** Start of Available data **
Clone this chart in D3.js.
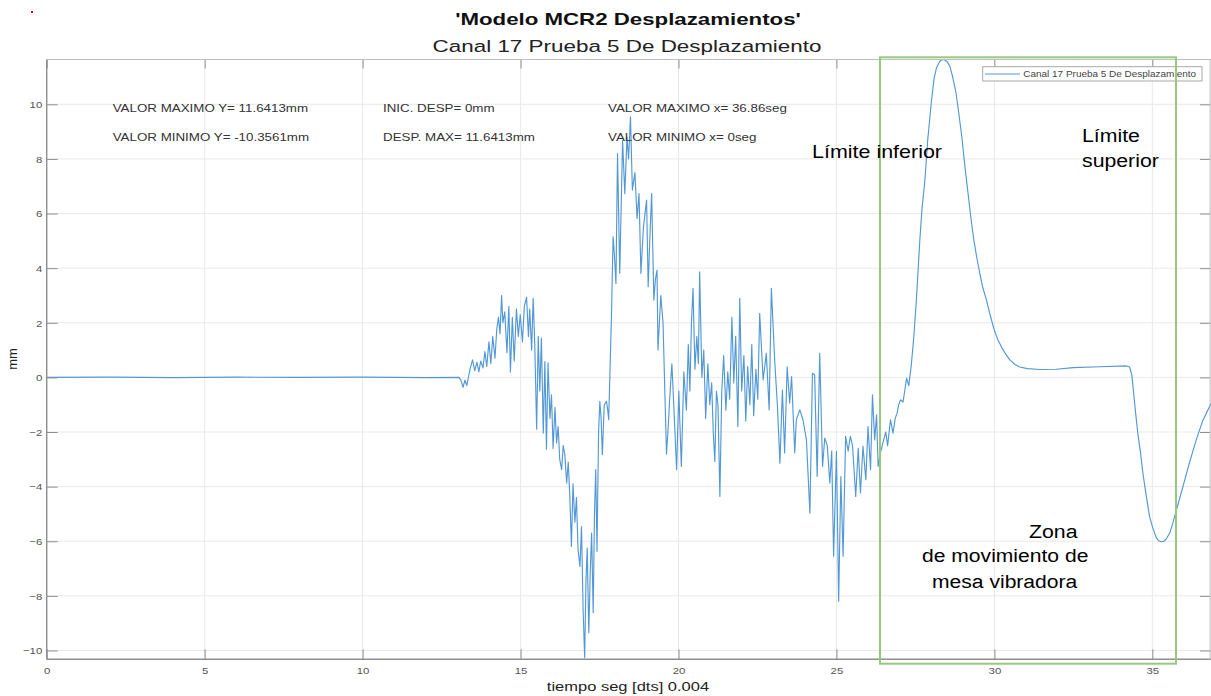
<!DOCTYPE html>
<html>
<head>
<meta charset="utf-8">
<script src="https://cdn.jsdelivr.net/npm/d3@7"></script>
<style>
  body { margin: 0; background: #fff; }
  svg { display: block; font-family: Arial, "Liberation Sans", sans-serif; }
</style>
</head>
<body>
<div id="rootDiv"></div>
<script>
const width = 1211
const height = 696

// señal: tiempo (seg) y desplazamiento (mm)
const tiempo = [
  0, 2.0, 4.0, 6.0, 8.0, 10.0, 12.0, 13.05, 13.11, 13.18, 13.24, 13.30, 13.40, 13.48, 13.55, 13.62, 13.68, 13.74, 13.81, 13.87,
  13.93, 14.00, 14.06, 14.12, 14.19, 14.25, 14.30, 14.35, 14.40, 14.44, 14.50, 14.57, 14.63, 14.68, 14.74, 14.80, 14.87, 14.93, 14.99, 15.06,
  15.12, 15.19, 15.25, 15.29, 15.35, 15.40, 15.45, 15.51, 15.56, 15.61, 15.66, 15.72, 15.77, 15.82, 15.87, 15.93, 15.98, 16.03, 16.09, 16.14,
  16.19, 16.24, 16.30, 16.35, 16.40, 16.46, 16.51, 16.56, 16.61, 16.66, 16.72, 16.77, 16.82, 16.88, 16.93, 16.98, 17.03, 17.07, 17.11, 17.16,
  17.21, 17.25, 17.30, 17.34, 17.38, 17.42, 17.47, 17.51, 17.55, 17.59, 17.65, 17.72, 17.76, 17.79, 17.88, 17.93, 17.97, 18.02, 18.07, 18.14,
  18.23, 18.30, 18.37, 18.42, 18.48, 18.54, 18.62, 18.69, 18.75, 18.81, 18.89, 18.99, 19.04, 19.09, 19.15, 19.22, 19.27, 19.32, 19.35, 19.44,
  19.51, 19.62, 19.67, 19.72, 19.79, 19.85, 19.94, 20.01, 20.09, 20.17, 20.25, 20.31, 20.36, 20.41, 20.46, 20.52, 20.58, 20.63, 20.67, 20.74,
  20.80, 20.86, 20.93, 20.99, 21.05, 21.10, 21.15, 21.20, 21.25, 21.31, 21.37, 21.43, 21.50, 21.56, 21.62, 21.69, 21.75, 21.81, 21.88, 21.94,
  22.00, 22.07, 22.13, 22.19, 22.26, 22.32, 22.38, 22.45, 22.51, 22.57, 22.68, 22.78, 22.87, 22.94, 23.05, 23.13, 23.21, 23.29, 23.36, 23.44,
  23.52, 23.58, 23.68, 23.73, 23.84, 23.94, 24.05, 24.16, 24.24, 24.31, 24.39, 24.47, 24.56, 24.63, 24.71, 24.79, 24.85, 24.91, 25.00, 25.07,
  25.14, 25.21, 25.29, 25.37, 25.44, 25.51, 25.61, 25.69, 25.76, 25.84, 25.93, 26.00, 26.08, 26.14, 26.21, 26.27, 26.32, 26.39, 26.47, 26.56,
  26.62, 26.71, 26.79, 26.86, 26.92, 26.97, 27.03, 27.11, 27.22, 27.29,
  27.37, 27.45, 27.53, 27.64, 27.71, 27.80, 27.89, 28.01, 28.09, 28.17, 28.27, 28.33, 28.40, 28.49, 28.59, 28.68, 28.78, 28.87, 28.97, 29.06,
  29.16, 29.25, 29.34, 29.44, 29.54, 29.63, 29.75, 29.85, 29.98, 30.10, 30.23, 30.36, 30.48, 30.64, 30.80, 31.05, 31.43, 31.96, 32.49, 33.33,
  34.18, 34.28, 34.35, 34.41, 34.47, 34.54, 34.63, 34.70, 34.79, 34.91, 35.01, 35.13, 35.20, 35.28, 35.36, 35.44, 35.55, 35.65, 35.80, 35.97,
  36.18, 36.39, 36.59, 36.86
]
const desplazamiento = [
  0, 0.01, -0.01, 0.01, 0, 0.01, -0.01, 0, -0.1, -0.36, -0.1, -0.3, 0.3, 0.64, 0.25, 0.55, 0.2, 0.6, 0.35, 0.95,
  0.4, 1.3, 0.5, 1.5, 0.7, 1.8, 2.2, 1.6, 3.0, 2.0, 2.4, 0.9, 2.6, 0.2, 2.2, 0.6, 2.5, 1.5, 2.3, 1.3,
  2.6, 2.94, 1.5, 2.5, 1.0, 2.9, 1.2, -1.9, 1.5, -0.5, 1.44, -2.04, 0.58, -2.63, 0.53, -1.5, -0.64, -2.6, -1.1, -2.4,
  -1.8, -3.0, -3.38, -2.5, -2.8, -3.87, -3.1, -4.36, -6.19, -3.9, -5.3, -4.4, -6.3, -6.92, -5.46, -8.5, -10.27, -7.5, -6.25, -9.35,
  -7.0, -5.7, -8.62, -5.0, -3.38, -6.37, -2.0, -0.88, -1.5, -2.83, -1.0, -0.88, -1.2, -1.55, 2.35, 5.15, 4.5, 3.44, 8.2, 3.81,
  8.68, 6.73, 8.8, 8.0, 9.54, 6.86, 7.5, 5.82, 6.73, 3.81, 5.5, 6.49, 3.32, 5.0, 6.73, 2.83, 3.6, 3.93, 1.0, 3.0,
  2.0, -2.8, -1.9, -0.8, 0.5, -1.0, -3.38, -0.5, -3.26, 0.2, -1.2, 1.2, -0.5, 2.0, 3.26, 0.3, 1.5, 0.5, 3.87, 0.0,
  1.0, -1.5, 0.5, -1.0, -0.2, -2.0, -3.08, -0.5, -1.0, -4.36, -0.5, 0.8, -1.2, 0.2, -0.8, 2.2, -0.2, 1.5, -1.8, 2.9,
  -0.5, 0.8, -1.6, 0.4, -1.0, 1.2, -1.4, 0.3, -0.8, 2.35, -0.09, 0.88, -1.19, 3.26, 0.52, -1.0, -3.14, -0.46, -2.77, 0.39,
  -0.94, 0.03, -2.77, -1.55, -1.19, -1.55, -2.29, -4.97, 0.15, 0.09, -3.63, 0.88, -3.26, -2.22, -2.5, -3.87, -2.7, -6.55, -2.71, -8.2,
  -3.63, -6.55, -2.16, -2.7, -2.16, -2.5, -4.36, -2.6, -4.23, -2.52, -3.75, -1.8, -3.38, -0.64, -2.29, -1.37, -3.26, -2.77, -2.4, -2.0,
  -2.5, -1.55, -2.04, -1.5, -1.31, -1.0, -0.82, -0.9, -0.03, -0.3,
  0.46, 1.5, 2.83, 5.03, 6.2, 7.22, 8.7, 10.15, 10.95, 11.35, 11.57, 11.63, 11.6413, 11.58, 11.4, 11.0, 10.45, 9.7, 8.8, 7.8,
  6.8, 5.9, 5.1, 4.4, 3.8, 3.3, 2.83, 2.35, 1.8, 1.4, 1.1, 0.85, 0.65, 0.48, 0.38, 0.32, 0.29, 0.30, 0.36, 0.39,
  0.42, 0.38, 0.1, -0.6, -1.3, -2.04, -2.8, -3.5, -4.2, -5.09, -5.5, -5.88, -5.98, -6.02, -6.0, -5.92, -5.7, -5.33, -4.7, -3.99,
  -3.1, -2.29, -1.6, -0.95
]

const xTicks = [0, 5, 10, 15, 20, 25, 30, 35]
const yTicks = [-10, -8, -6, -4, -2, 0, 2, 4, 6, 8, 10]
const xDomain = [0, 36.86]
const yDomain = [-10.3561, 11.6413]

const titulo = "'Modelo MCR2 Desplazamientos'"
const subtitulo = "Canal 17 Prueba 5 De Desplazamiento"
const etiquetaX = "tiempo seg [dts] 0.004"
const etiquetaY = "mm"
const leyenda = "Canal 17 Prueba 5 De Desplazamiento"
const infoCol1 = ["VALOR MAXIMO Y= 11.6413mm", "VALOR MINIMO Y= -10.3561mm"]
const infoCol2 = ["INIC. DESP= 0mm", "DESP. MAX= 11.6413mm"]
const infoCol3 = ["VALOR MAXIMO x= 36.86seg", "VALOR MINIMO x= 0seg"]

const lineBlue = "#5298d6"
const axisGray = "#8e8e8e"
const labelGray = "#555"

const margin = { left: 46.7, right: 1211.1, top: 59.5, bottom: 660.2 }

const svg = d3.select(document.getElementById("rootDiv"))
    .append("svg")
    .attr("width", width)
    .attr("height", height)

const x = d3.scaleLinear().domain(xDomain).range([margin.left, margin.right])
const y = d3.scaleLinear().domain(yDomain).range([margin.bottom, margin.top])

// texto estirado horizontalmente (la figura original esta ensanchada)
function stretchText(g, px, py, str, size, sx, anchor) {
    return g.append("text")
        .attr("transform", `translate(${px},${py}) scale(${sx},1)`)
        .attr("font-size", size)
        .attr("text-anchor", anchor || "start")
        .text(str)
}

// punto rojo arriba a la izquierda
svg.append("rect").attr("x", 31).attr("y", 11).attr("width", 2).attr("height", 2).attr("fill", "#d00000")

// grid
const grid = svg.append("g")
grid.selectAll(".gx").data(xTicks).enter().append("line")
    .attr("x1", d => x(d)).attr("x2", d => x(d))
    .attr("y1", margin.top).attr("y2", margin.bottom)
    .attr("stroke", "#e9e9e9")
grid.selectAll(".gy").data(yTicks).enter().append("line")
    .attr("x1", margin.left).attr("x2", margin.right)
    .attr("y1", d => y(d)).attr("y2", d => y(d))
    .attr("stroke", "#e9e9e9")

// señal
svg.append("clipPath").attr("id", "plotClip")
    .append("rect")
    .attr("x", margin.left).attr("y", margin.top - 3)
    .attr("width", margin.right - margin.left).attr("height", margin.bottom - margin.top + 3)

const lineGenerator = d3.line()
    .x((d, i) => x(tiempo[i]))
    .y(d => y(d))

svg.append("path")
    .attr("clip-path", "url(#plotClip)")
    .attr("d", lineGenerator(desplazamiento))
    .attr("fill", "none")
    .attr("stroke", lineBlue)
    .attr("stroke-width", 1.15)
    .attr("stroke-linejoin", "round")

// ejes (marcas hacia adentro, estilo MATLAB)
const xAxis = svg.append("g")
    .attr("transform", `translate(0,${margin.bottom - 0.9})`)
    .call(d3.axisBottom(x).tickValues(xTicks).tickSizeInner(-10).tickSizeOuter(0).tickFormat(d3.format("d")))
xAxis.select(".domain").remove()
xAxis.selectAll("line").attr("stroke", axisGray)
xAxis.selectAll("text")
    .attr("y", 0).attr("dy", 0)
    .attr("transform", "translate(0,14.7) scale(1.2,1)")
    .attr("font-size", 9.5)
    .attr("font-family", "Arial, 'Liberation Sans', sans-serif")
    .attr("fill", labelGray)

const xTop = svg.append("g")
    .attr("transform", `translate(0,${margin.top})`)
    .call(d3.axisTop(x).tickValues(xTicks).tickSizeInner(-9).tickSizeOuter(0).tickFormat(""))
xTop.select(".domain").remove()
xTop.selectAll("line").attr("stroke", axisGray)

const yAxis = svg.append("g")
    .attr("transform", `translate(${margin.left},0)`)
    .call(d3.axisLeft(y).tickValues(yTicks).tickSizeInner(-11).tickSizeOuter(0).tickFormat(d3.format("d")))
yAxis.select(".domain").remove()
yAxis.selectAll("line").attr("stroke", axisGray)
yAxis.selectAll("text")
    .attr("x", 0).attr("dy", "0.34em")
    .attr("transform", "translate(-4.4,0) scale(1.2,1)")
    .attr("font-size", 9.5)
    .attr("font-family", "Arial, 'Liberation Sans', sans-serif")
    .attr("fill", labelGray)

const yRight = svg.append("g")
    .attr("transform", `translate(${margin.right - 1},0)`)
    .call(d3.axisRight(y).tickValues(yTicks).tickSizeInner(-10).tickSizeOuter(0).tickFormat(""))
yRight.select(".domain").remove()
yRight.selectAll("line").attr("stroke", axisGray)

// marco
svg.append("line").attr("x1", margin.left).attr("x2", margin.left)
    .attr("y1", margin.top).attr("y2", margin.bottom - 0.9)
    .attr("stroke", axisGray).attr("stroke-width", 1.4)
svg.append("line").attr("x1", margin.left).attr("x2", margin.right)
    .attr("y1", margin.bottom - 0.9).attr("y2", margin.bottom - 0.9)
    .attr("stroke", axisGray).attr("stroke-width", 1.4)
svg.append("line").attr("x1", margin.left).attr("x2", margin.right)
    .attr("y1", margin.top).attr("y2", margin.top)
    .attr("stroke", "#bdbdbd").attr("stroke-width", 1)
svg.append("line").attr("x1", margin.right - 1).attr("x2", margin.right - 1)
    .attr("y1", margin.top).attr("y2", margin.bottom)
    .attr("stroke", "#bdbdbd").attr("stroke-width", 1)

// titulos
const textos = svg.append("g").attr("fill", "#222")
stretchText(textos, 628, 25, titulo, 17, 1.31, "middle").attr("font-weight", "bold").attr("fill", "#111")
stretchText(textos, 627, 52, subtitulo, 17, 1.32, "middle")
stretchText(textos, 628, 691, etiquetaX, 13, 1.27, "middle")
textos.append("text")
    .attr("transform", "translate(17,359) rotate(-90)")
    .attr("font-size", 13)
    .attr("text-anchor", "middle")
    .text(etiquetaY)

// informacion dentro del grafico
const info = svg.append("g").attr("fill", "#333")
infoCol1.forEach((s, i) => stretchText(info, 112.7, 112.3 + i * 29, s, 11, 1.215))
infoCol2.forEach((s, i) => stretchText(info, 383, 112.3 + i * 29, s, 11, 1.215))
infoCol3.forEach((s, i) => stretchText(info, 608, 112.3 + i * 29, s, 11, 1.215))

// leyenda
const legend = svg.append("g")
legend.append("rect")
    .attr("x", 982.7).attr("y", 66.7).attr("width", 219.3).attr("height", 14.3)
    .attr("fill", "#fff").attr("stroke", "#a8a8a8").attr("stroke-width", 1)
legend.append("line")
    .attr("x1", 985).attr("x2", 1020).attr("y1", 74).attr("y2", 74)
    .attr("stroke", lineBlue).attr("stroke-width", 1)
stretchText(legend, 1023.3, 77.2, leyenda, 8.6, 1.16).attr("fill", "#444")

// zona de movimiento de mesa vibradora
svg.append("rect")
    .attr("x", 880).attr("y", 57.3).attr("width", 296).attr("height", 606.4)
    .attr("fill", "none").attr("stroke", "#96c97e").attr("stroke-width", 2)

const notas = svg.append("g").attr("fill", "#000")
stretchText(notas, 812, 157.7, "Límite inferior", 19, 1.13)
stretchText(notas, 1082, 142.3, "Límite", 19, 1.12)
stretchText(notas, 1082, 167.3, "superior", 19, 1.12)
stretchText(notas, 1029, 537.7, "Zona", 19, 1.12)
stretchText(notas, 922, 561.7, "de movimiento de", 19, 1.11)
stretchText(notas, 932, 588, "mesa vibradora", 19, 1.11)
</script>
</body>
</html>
** End of Available data **
## Your task
Please extract exactly the lines of the data, from the first through the line containing "const height = 696", and add no pictures to the copy.

## Full solution
Clone this chart in D3.js.
<!DOCTYPE html>
<html>
<head>
<meta charset="utf-8">
<script src="https://cdn.jsdelivr.net/npm/d3@7"></script>
<style>
  body { margin: 0; background: #fff; }
  svg { display: block; font-family: Arial, "Liberation Sans", sans-serif; }
</style>
</head>
<body>
<div id="rootDiv"></div>
<script>
const width = 1211
const height = 696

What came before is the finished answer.